The rage is triggered again when my husband and I try to manage for our daughter to see four sets of grandparents who all want a piece of her. Some of them haven’t spoken since they split up and refuse to be in the same room together. I’m not sure what that means for future holidays or recitals or softball games, but I get furious at the idea that I’m still taking care of these boomers emotionally, over thirty years later, and that they still haven’t figured out how to put aside their differences and grievances — which their children have been asked to do for decades — for us.

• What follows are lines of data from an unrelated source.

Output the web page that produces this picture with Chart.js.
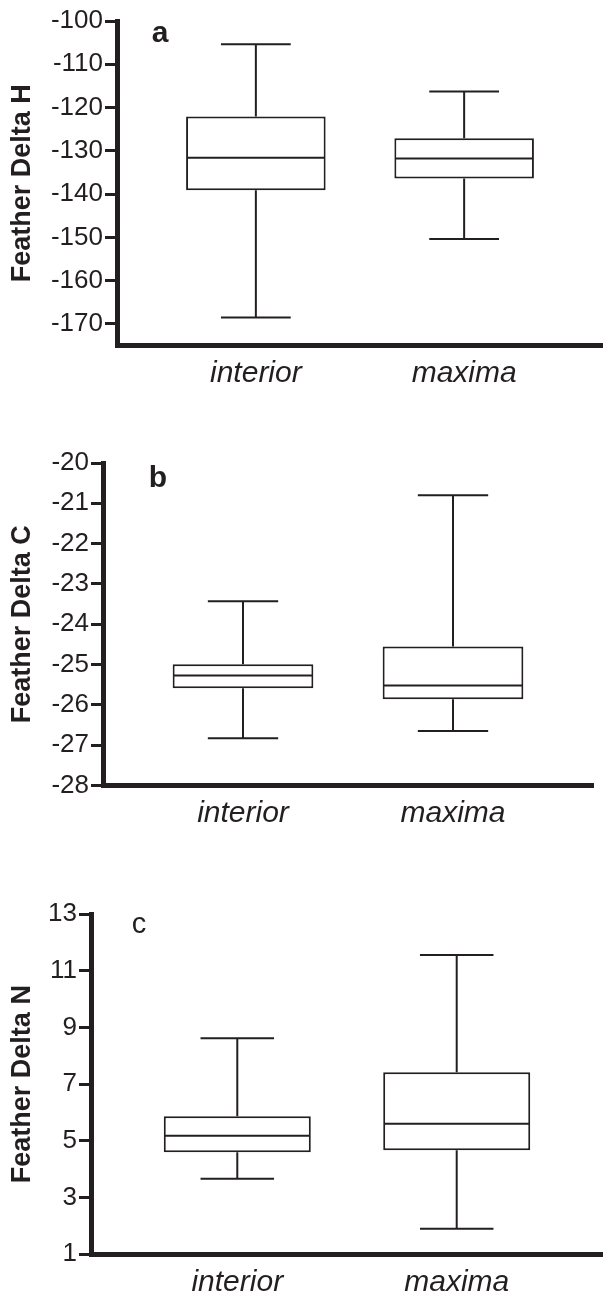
<!DOCTYPE html>
<html>
<head>
<meta charset="utf-8">
<script src="https://cdn.jsdelivr.net/npm/chart.js@4.4.0/dist/chart.umd.min.js"></script>
<style>
  html, body { margin: 0; padding: 0; background: #fff; }
  #page { position: relative; width: 603px; height: 1294px; }
  .panel { position: absolute; left: 0; width: 603px; }
</style>
</head>
<body>
<div id="page">
  <div class="panel" style="top:0;height:420px"><canvas id="chartH"></canvas></div>
  <div class="panel" style="top:420px;height:420px"><canvas id="chartC"></canvas></div>
  <div class="panel" style="top:840px;height:454px"><canvas id="chartN"></canvas></div>
</div>
<script>
// 箱ひげ図のデータ（interior / maxima）=========================================
const categories = ['interior', 'maxima'];

// a: Feather Delta H
const hMin = [-168.5, -150.4];
const hQ1 = [-139.1, -136.4];
const hMedian = [-131.6, -131.8];
const hQ3 = [-122.1, -127.1];
const hMax = [-105.4, -116.3];

// b: Feather Delta C
const cMin = [-26.83, -26.65];
const cQ1 = [-25.59, -25.86];
const cMedian = [-25.27, -25.52];
const cQ3 = [-24.99, -24.55];
const cMax = [-23.43, -20.80];

// c: Feather Delta N
const nMin = [3.66, 1.90];
const nQ1 = [4.60, 4.67];
const nMedian = [5.18, 5.60];
const nQ3 = [5.87, 7.42];
const nMax = [8.62, 11.55];

const ink = '#231f20';
Chart.defaults.font.family = "'Liberation Sans', Arial, Helvetica, sans-serif";
Chart.defaults.color = ink;

// ひげ・中央値を描くプラグイン
function whiskerPlugin(lo, q1, mid, q3, hi) {
  return {
    id: 'whiskers',
    afterDatasetsDraw(chart) {
      const ctx = chart.ctx;
      const y = chart.scales.y;
      const bars = chart.getDatasetMeta(0).data;
      ctx.save();
      ctx.strokeStyle = ink;
      ctx.lineWidth = 2;
      bars.forEach(function(bar, i) {
        const x = bar.x;
        const half = bar.width / 2;
        const cap = bar.width / 4;
        const yLo = y.getPixelForValue(lo[i]);
        const yQ1 = y.getPixelForValue(q1[i]);
        const yMid = y.getPixelForValue(mid[i]);
        const yQ3 = y.getPixelForValue(q3[i]);
        const yHi = y.getPixelForValue(hi[i]);
        ctx.beginPath();
        ctx.moveTo(x, yQ3); ctx.lineTo(x, yHi);
        ctx.moveTo(x - cap, yHi); ctx.lineTo(x + cap, yHi);
        ctx.moveTo(x, yQ1); ctx.lineTo(x, yLo);
        ctx.moveTo(x - cap, yLo); ctx.lineTo(x + cap, yLo);
        ctx.moveTo(x - half + 1, yMid); ctx.lineTo(x + half - 1, yMid);
        ctx.stroke();
      });
      ctx.restore();
    }
  };
}

// パネル文字（a, b, c）
const letterPlugin = {
  id: 'panelLetter',
  afterDraw(chart, args, opts) {
    const ctx = chart.ctx;
    const area = chart.chartArea;
    ctx.save();
    ctx.font = opts.font;
    ctx.fillStyle = ink;
    ctx.textAlign = 'center';
    ctx.textBaseline = 'alphabetic';
    ctx.fillText(opts.text, area.left + opts.dx, area.top + opts.dy);
    ctx.restore();
  }
};

function makePanel(p) {
  const data = categories.map(function(c, i) {
    return { x: i + 1, y: [p.q1[i], p.q3[i]] };
  });

  const config = {
    type: 'bar',
    data: {
      datasets: [{
        data: data,
        backgroundColor: '#ffffff',
        borderColor: ink,
        borderWidth: 2,
        borderSkipped: false,
        barPercentage: 0.67,
        categoryPercentage: 1
      }]
    },
    options: {
      responsive: true,
      maintainAspectRatio: false,
      animation: false,
      layout: { padding: { top: p.top, right: p.padRight, left: 0, bottom: 0 } },
      plugins: {
        legend: { display: false },
        tooltip: { enabled: false },
        panelLetter: { text: p.letter, font: p.letterFont, dx: p.letterDx, dy: p.letterDy }
      },
      scales: {
        x: {
          type: 'linear',
          position: 'bottom',
          offset: false,
          min: 1 / 3,
          max: 8 / 3,
          afterBuildTicks: function(s) {
            s.ticks = categories.map(function(c, i) { return { value: i + 1 }; });
          },
          afterFit: function(s) { s.height = p.h - p.bottom; },
          grid: { display: false, drawTicks: false, offset: false },
          border: { display: true, color: ink, width: 5 },
          ticks: {
            callback: function(v, i) { return categories[i]; },
            font: { size: 30, style: 'italic' },
            color: ink,
            padding: 10,
            autoSkip: false,
            maxRotation: 0
          }
        },
        y: {
          position: 'left',
          min: p.yMin,
          max: p.yMax,
          afterFit: function(s) { s.width = p.axisX; },
          grid: {
            drawOnChartArea: false,
            drawTicks: true,
            tickLength: 12,
            tickWidth: 3,
            tickColor: ink
          },
          border: { display: true, color: ink, width: 5 },
          ticks: {
            stepSize: p.step,
            includeBounds: false,
            font: { size: 26 },
            color: ink,
            padding: 2
          },
          title: {
            display: true,
            text: p.title,
            font: { size: 27, weight: 'bold' },
            color: ink,
            padding: { top: 6, bottom: 0 }
          }
        }
      }
    },
    plugins: [whiskerPlugin(p.lo, p.q1, p.mid, p.q3, p.hi), letterPlugin]
  };

  return new Chart(document.getElementById(p.id), config);
}

makePanel({
  id: 'chartH', h: 420, axisX: 117, top: 21, bottom: 345.5, padRight: 0,
  yMin: -175, yMax: -100, step: 10, title: 'Feather Delta H',
  letter: 'a', letterFont: "bold 30px 'Liberation Sans', Arial, sans-serif", letterDx: 43, letterDy: 21,
  lo: hMin, q1: hQ1, mid: hMedian, q3: hQ3, hi: hMax
});

makePanel({
  id: 'chartC', h: 420, axisX: 103, top: 43, bottom: 365.5, padRight: 10,
  yMin: -28, yMax: -20, step: 1, title: 'Feather Delta C',
  letter: 'b', letterFont: "bold 30px 'Liberation Sans', Arial, sans-serif", letterDx: 55, letterDy: 24,
  lo: cMin, q1: cQ1, mid: cMedian, q3: cQ3, hi: cMax
});

makePanel({
  id: 'chartN', h: 454, axisX: 91, top: 74, bottom: 414.3, padRight: 0,
  yMin: 1, yMax: 13, step: 2, title: 'Feather Delta N',
  letter: 'c', letterFont: "29px 'Liberation Sans', Arial, sans-serif", letterDx: 48, letterDy: 19,
  lo: nMin, q1: nQ1, mid: nMedian, q3: nQ3, hi: nMax
});
</script>
</body>
</html>
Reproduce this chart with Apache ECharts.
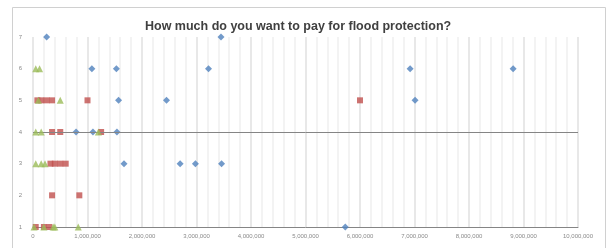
<!DOCTYPE html>
<html>
<head>
<meta charset="utf-8">
<script src="https://cdn.jsdelivr.net/npm/echarts@6/dist/echarts.min.js"></script>
<style>
  html, body { margin: 0; padding: 0; background: #fff; }
  #chart { width: 611px; height: 248px; }
</style>
</head>
<body>
<div id="chart"></div>
<script>
// 数据点 [金额, 档位]
var blueData = [
    [250000, 7], [3450000, 7],
    [1080000, 6], [1530000, 6], [3220000, 6], [6920000, 6], [8810000, 6],
    [1570000, 5], [2450000, 5], [7010000, 5],
    [790000, 4], [1100000, 4], [1540000, 4],
    [1670000, 3], [2700000, 3], [2980000, 3], [3460000, 3],
    [5730000, 1]
];
var redData = [
    [80000, 5], [150000, 5], [250000, 5], [350000, 5], [1000000, 5], [6000000, 5],
    [350000, 4], [500000, 4], [1250000, 4],
    [320000, 3], [400000, 3], [500000, 3], [600000, 3],
    [350000, 2], [850000, 2],
    [50000, 1], [200000, 1], [300000, 1]
];
var greenData = [
    [50000, 6], [120000, 6],
    [100000, 5], [500000, 5],
    [50000, 4], [150000, 4], [1200000, 4],
    [50000, 3], [150000, 3], [220000, 3],
    [20000, 1], [200000, 1], [370000, 1], [400000, 1], [830000, 1]
];
var xMin = 0, xMax = 10000000, xStep = 1000000;
var yMin = 1, yMax = 7;
var refLineY = 4;
var titleText = 'How much do you want to pay for flood protection?';

var chart = echarts.init(document.getElementById('chart'));

var option = {
    animation: false,
    backgroundColor: '#fff',
    title: {
        text: titleText,
        left: 140,
        top: 15,
        textStyle: {
            fontFamily: 'Liberation Sans',
            fontSize: 12.5,
            fontWeight: 'bold',
            color: '#404040'
        }
    },
    graphic: [{
        type: 'rect',
        shape: { x: 12.5, y: 7.5, width: 593, height: 260 },
        style: { fill: 'none', stroke: '#d0d0d0', lineWidth: 1 },
        silent: true
    }],
    grid: { left: 33, right: 33, top: 37, bottom: 21 },
    xAxis: {
        type: 'value',
        min: xMin,
        max: xMax,
        interval: xStep,
        axisLine: { show: true, onZero: false, lineStyle: { color: '#858585' } },
        axisTick: { show: false },
        minorTick: { show: false, splitNumber: 5 },
        splitLine: { show: true, lineStyle: { color: '#e8e8e8', width: 2 } },
        minorSplitLine: { show: true, lineStyle: { color: '#f3f3f3', width: 2 } },
        axisLabel: {
            fontSize: 6,
            color: '#8a8a8a',
            margin: 6,
            formatter: function (v) { return v.toLocaleString('en-US'); }
        }
    },
    yAxis: {
        type: 'value',
        min: yMin,
        max: yMax,
        interval: 1,
        axisLine: { show: false },
        axisTick: { show: false },
        splitLine: { show: false },
        axisLabel: { fontSize: 6, color: '#8a8a8a', margin: 11 }
    },
    series: [
        {
            name: 'Series1',
            type: 'scatter',
            symbol: 'diamond',
            symbolSize: 7,
            itemStyle: { color: '#4F81BD' },
            data: blueData,
            markLine: {
                silent: true,
                symbol: 'none',
                label: { show: false },
                lineStyle: { color: '#858585', type: 'solid', width: 1 },
                data: [{ yAxis: refLineY }]
            },
            z: 3
        },
        {
            name: 'Series2',
            type: 'scatter',
            symbol: 'rect',
            symbolSize: 6,
            itemStyle: { color: '#C0504D' },
            data: redData,
            z: 4
        },
        {
            name: 'Series3',
            type: 'scatter',
            symbol: 'triangle',
            symbolSize: 7,
            itemStyle: { color: '#9BBB59' },
            data: greenData,
            z: 5
        }
    ]
};

chart.setOption(option);
</script>
</body>
</html>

All of this is to say something you don’t hear that often: divorce will affect your kids for the rest of their lives, well into adulthood. They will have split holidays and summers. They will have stepparents. Their kids will have step-grandparents. Whatever inheritance they would have been entitled to is often being divvied up with other spouses and their kids. More important than the money, however, is the attention they’ll never get because their parents are dating or remarrying or whatever. They will only be with one parent half of the year — if they’re lucky: we only saw my dad twice a year. They will have to choose who gets Christmas, forever. Or they will be bouncing around at holiday time with their kids, just like the old days.

I know that in many instances — for example, when there is abuse — divorce is necessary. Yet so often it feels like two people are just “over it” and want to move on with their lives and be single again instead of doing whatever it takes to make it work for the kids. People don’t want to hear this because it makes them feel bad about their decisions. Divorce sucks. It never ends — and it should be a last resort.